- 3 years ago
- Wedding: The Retreat at Bradley\'s Pond
You’re forgetting that their network of friends 20-30 years ago was a FRACTION of the people you consider friends now. I don’t say that rudely I say in that there was no social media to discuss your pregnancy with.. so your mom told her immediate family, coworkers, friends in town and a handful of friends from college if she still had their phone number or found it in the phone book- all antiquated ideas now. Maybe 50 people knew?!
Now you’re battling with hundreds or thousands of friends from high school and college and friends along the way knowing the inner details of your physical health.
You were right to explain the concerns of miscarriages and employment and while miscarriage can happen at any point (or a still birth) it’s easier and less dramatic for all when you wait for that timeline.

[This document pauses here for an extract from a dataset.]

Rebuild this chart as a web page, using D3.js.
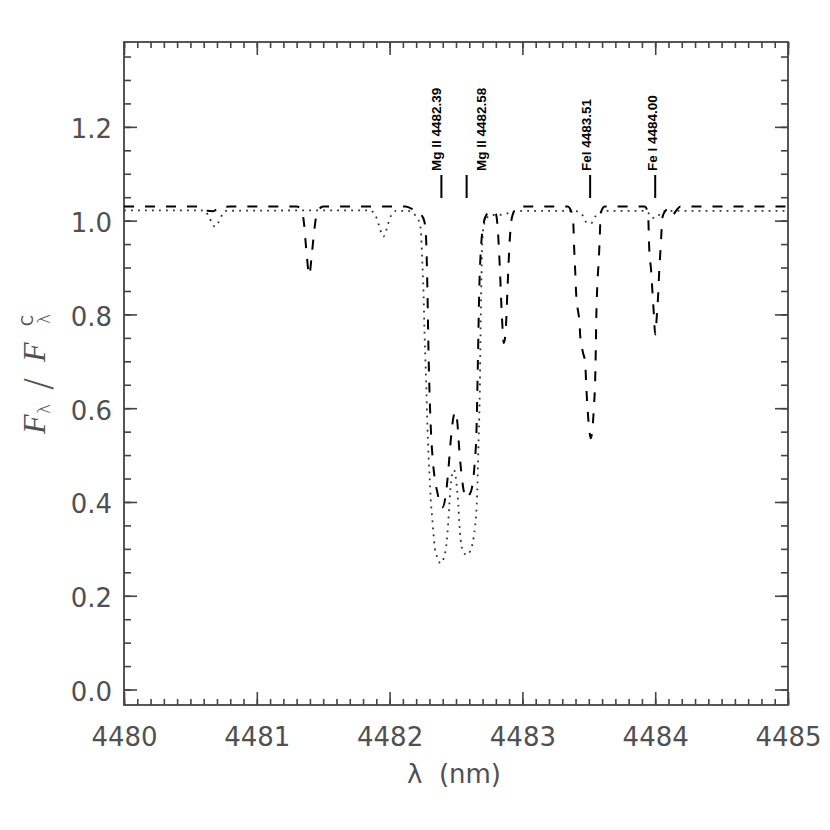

I saw my “cousin” post an announcement for her pregnancy the other day and was floored that she was practically 6 weeks in and sharing with Facebook. TONS of friends congratulated her on the pregnacy which is fair and deserved. Which was nice until about 2 weeks later (if that) she wrote on the same thread that they had lost the baby. It’s terrible and from what friends have said I wouldn’t wish it on 2 happy people… but now she has to have that discussion again and again with hundreds of people instead of just letting it be.

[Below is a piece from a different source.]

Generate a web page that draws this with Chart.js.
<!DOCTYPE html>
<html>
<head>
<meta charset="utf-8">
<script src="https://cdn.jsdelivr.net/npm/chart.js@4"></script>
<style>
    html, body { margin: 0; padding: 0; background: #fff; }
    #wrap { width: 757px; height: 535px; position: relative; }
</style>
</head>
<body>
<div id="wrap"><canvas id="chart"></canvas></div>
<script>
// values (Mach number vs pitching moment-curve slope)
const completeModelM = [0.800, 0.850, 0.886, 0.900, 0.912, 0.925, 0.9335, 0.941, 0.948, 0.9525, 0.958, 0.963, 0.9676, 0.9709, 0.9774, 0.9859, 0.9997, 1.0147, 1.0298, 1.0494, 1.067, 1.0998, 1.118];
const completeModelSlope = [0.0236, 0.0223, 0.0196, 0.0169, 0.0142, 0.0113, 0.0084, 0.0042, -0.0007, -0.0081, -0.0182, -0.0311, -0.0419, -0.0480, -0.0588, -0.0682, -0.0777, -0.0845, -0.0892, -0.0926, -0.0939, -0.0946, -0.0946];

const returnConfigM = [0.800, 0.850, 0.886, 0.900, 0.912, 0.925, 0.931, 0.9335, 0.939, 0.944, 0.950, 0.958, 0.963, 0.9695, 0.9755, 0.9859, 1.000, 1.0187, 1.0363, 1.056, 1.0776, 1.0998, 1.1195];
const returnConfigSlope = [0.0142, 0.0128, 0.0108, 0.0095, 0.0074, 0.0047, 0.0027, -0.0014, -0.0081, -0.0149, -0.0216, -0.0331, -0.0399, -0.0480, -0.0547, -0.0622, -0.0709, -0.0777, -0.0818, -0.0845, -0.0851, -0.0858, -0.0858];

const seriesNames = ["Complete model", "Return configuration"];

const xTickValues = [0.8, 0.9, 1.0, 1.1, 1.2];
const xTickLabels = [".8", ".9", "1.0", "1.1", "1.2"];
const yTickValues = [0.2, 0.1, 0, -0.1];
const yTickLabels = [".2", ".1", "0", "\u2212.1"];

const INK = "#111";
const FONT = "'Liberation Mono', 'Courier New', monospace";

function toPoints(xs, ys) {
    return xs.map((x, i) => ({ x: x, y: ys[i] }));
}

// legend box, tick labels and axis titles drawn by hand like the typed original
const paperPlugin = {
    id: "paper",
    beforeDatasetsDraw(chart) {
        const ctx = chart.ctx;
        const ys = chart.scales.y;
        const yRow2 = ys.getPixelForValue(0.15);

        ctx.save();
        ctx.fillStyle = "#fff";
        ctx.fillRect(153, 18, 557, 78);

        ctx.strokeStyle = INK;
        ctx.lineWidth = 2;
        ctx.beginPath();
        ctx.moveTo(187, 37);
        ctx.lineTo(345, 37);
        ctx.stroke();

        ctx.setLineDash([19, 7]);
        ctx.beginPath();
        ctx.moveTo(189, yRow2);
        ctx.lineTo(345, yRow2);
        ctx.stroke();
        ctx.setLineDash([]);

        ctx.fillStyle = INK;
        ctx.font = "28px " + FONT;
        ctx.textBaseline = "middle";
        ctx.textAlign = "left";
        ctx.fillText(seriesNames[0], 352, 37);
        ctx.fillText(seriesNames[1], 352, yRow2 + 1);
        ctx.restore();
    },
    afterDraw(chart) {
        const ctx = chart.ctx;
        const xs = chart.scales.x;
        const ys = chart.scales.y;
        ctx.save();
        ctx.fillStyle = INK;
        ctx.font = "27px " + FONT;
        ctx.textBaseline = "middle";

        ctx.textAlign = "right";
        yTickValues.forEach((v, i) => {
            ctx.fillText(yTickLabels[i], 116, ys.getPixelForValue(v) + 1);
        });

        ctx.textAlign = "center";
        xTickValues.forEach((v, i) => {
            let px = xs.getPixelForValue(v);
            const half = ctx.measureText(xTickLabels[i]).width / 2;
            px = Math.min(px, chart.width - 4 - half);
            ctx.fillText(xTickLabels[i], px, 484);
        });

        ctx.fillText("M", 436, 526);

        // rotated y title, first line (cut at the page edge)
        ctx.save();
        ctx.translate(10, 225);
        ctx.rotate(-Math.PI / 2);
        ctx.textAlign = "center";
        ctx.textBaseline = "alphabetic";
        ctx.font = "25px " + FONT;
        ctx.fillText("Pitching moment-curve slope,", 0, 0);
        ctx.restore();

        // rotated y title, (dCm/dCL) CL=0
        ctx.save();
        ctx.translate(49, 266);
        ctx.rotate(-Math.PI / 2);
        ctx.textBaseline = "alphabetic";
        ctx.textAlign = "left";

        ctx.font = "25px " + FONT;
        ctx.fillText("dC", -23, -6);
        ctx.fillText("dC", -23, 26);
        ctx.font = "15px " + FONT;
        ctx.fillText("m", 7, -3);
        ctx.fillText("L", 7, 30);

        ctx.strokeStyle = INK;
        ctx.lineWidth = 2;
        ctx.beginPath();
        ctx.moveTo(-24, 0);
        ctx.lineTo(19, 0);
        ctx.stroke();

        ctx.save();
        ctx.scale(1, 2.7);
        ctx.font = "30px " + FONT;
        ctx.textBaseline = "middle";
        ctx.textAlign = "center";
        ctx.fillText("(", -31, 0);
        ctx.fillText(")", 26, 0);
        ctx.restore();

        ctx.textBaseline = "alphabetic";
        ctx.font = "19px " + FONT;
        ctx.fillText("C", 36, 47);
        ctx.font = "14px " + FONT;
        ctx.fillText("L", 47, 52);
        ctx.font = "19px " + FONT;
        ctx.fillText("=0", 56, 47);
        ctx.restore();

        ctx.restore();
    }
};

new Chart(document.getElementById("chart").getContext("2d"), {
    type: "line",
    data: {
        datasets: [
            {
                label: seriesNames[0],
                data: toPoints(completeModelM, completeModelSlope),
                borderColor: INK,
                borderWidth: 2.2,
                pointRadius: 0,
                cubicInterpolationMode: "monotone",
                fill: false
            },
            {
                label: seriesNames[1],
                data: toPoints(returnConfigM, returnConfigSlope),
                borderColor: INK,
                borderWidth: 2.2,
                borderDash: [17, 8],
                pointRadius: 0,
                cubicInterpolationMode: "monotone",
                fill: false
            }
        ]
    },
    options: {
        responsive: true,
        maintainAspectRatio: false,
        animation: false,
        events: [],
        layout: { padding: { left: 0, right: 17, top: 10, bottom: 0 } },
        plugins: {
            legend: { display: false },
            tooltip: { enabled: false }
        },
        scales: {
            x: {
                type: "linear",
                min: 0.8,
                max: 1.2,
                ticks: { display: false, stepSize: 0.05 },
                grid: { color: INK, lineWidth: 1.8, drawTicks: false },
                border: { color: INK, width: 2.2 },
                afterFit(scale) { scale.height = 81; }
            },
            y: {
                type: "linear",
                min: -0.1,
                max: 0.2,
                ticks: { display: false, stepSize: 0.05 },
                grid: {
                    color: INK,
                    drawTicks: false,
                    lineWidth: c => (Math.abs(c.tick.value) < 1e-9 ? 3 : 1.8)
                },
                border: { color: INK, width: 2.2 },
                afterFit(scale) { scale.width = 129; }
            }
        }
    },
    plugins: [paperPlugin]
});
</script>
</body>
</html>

You’re not bad parents or tacky for waiting until “the safe zone”. Heck, I had a friend ask me to do maternity photos shortly after getting pregnant because she was so high risk and even if she lost the baby she still wanted to share with her parents it was possible.
I would tell my family early on…but I would hope that they would wait until I lift the “media gag order”…it should be your news to share WHEN you want to share it.